If you were to ask someone, “what are the most important things to you in a relationship”, ‘trust’ and ‘honesty’ would probably be right up there in the Top 10 along with ‘sense of humour’, ‘a Jamie Oliver-like whiz in the kitchen’, and ‘a penchant for reality TV’. But can there be too much honesty in a relationship and are there some things that are worth withholding?
All of us have a past and, to a certain extent, the experiences that we’ve had define who we are and where we are currently in our lives. We’ve probably all had meaningless flings, fancy our best mates or work colleagues, or thought that our partner’s dress sense could be immensely improved, but how much of this knowledge sharing is sensible and how much of it could be detrimental to the happiness of two people in a relationship?
Let me propose a few hypothetical situations:
- If you found your partner’s sibling really sexy and had fantasised about them on occasion, would you tell your partner about your attraction?
- If you previously had a fling with a colleague or a good mate and you are still friends with them, would you tell your partner about the past?
- If you knew that your partner has had a relatively small number of sexual partners compared to your impressive count, would you honestly tell them your number?
- If your partner had stacked on a few kilos recently and you no longer found them physically attractive, would you tell them to hit the treadmill or to forgo that extra helping of dessert?
Would you be frank and tell your partner the truth in any (or all) of these situations?
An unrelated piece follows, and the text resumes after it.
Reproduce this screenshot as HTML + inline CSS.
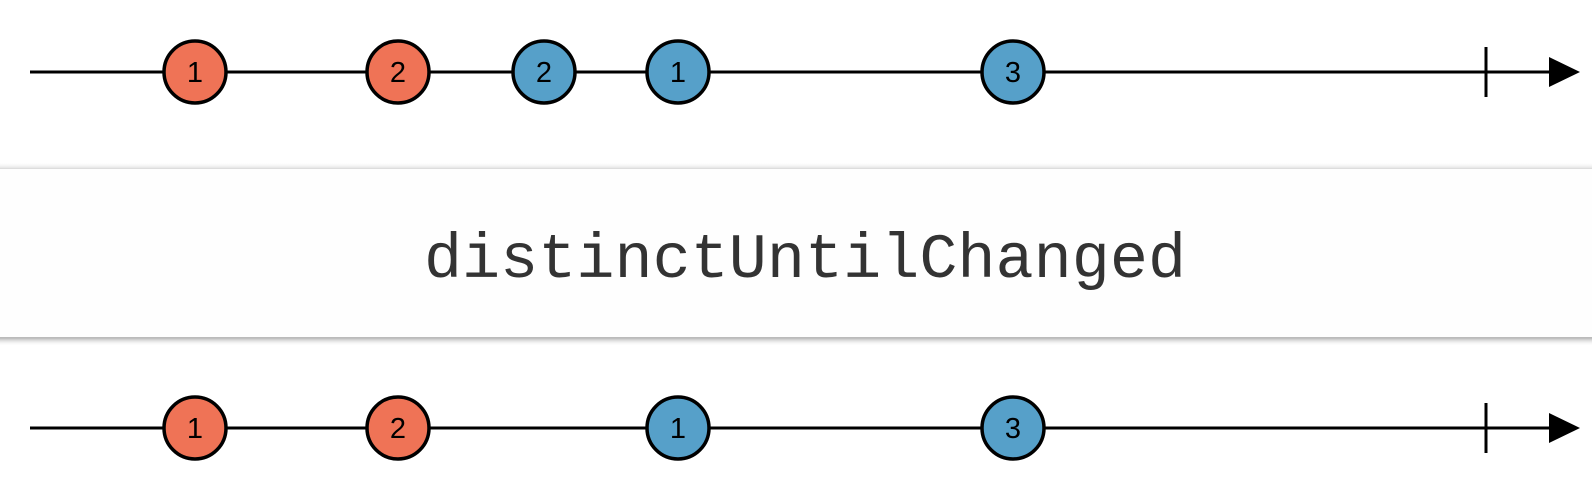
<!DOCTYPE html>
<html><head><meta charset="utf-8"><style>
html,body{margin:0;padding:0;background:#fff;width:1592px;height:490px;overflow:hidden}
</style></head><body>
<svg width="1592" height="490" viewBox="0 0 1592 490" xmlns="http://www.w3.org/2000/svg">
<defs>
<linearGradient id="sh" x1="0" y1="0" x2="0" y2="1"><stop offset="0" stop-color="#999" stop-opacity="0.7"/><stop offset="1" stop-color="#fff" stop-opacity="0"/></linearGradient>
<linearGradient id="st" x1="0" y1="1" x2="0" y2="0"><stop offset="0" stop-color="#ccc" stop-opacity="0.7"/><stop offset="1" stop-color="#fff" stop-opacity="0"/></linearGradient>
</defs>
<rect x="0" y="162" width="1592" height="7" fill="url(#st)"/>
<rect x="0" y="338" width="1592" height="8" fill="url(#sh)"/>
<rect x="0" y="169" width="1592" height="169" fill="#fefefe"/>
<line x1="0" y1="168.5" x2="1592" y2="168.5" stroke="#ddd" stroke-width="1"/>
<line x1="0" y1="337.5" x2="1592" y2="337.5" stroke="#bbb" stroke-width="1"/>
<text x="805" y="277" text-anchor="middle" font-family="'Liberation Mono',monospace" font-size="63.5" fill="#333">distinctUntilChanged</text>
<g stroke="#000" stroke-width="3">
<line x1="30" y1="72" x2="1552" y2="72"/>
<line x1="1486" y1="47" x2="1486" y2="97"/>
<line x1="30" y1="428" x2="1552" y2="428"/>
<line x1="1486" y1="403" x2="1486" y2="453"/>
</g>
<polygon points="1549,57 1580,72 1549,87" fill="#000"/>
<polygon points="1549,413 1580,428 1549,443" fill="#000"/>
<g stroke="#000" stroke-width="3.5">
<circle cx="195" cy="72" r="31" fill="#EF7356"/>
<circle cx="398" cy="72" r="31" fill="#EF7356"/>
<circle cx="544" cy="72" r="31" fill="#56A0C9"/>
<circle cx="678" cy="72" r="31" fill="#56A0C9"/>
<circle cx="1013" cy="72" r="31" fill="#56A0C9"/>
<circle cx="195" cy="428" r="31" fill="#EF7356"/>
<circle cx="398" cy="428" r="31" fill="#EF7356"/>
<circle cx="678" cy="428" r="31" fill="#56A0C9"/>
<circle cx="1013" cy="428" r="31" fill="#56A0C9"/>
</g>
<g font-family="'Liberation Sans',sans-serif" font-size="29" text-anchor="middle" fill="#000">
<text x="195" y="82">1</text><text x="398" y="82">2</text><text x="544" y="82">2</text><text x="678" y="82">1</text><text x="1013" y="82">3</text>
<text x="195" y="438">1</text><text x="398" y="438">2</text><text x="678" y="438">1</text><text x="1013" y="438">3</text>
</g>
</svg>
</body></html>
Or would you keep your thoughts to yourself?
In reality, it is important to think about why you would want to be open and honest in these situations. What benefit is there in telling your partner that their brother has a gorgeous smile like Matthew McConaughey, or that your one night stands number in triple digits? I daresay that there is absolutely no benefit to your partner in telling them any of these details, and the only benefit that you would gain is just the warm, fuzzy feeling you get inside because you simply love the idea of having an open and honest relationship. Even then, any benefit that you would gain from your honesty would probably be offset by the paranoia your partner would feel every time there was a family function, or the self-consciousness they would feel about their own bodies or the number of notches on their bedpost.
There are some people that want complete and open honesty in their relationships, and others that are comfortable with being blissfully ignorant about aspects of their partner’s sordid past or their thoughts and inclinations. Whichever you are, it is worthwhile thinking about your own motivations when it comes to revealing your own truths or fishing for those of your partner’s. Some things are probably better off left unknown.